Mumtaz is a 2015 Indian Kannada-language film directed by Raghava Murali, starring Dharma Keerthiraj and Sharmila Mandre in lead roles.

==Cast==
- Dharma Keerthiraj as Ranjith
- Sharmila Mandre as Anjali
- Keerthiraj
- Chikkanna
- M. S. Umesh
- Rockline Sudhakar
- Darshan (cameo appearance)
- Shille Manjunath

==Music==

Track listing
| No. | Title | Singer(s) | Length |
|---|---|---|---|
| 1. | "Ninna Daarili" | KB Praveen | 3:42 |
| 2. | "Jagave Barali" | Naveed Muntasir | 4:19 |
| 3. | "Lovvigu Baatligu" | Shashank Sheshagiri | 4:11 |
| 4. | "Kannolagondu" | Anuradha Bhat | 3:55 |
| 5. | "Kannedure Kaleduhode" | Hemanth Kumar | 4:40 |
| 6. | "Preethiya Tottilu" | KB Praveen | 1:16 |
| 7. | "Janumavelu" | Archana Ravi | 1:23 |
| Total length: |  |  | 23:06 |

== Reception ==
=== Critical response ===

A Sharadhaa of The New Indian Express wrote "The 19-year-old music director Praveen is promising but has a long way to go. Of course, age is on his side. Chikkanna adds comedy in a subtle way. Better go mum and ignore the ‘taz’". Shashiprasad SM of Deccan Chronicle scored the film at 1 out of 5 stars and says "cameo appearance by Darshan fails to give a boost to the super-slow love story. Will the hero finally express his love before it’s too late? If still willing to watch, then go before Mumtaz disappears from your nearby screens.

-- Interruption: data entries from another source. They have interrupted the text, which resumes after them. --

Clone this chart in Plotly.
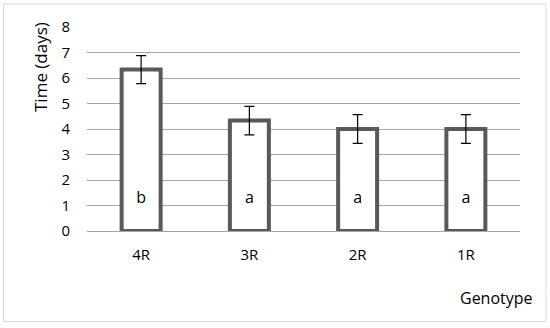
import plotly.graph_objects as go

genotypes = ["4R", "3R", "2R", "1R"]
time_days = [6.33, 4.33, 4.0, 4.0]
errors = [0.55, 0.56, 0.56, 0.56]
letters = ["b", "a", "a", "a"]
letter_y = [1.27, 1.27, 1.27, 1.27]
y_ticks = [0, 1, 2, 3, 4, 5, 6, 7, 8]

FONT = "Open Sans"
W, H = 550, 328
L, R, T, B = 87, 30, 27, 97
pw, ph = W - L - R, H - T - B

def px_x(p):
    return (p - L) / pw

def px_y(p):
    return (H - B - p) / ph

fig = go.Figure()
fig.add_trace(go.Bar(
    x=genotypes, y=time_days, width=0.36,
    marker=dict(color="white", line=dict(color="#595959", width=4)),
    error_y=dict(type="data", array=errors, color="black", thickness=1.2, width=5),
    showlegend=False, hoverinfo="skip",
))
fig.add_trace(go.Scatter(
    x=genotypes, y=letter_y, mode="text", text=letters,
    textfont=dict(family=FONT, size=16, color="#000000"),
    showlegend=False, hoverinfo="skip",
))

fig.update_layout(
    width=W, height=H,
    margin=dict(l=L, r=R, t=T, b=B),
    paper_bgcolor="white", plot_bgcolor="white",
    font=dict(family=FONT, size=15, color="#000000"),
    xaxis=dict(showgrid=False, showline=False, ticks="", tickfont=dict(size=15),
               ticklabelstandoff=13, automargin=False),
    yaxis=dict(range=[0, 8], tickvals=y_ticks, showgrid=True, gridcolor="#a6a6a6",
               gridwidth=1, zeroline=True, zerolinecolor="#a6a6a6", zerolinewidth=1,
               showline=False, ticks="", tickfont=dict(size=15), ticklabelstandoff=16,
               automargin=False),
    shapes=[dict(type="rect", xref="paper", yref="paper",
                 x0=px_x(3.5), x1=px_x(546), y0=px_y(321.5), y1=px_y(4),
                 line=dict(color="#d9d9d9", width=1), fillcolor="rgba(0,0,0,0)", layer="below")],
    annotations=[
        dict(text="Time (days)", xref="paper", yref="paper", x=px_x(40), y=px_y(67),
             textangle=-90, showarrow=False, font=dict(size=17), xanchor="center", yanchor="middle"),
        dict(text="Genotype", xref="paper", yref="paper", x=px_x(496), y=px_y(298),
             showarrow=False, font=dict(size=16), xanchor="center", yanchor="middle"),
    ],
)

fig.write_html("out.html", config={"displayModeBar": False},
               post_script="document.body.style.margin='0';")
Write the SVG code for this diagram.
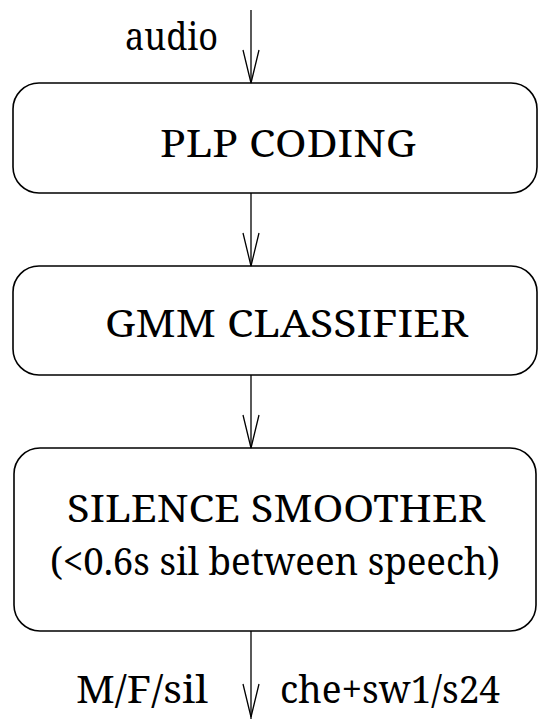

However, this one could help those who are suffering from sleep disorders, as it proposes a sound sleep without fail". The Times of India scored the film at 2 out of 5 stars and says "Watch this film if you're a sucker for age-old romantic tales where lovers play hide and seek because of the script, making one wonder whether they realize they are looking for each other despite being in front of each other. Contrieved much?"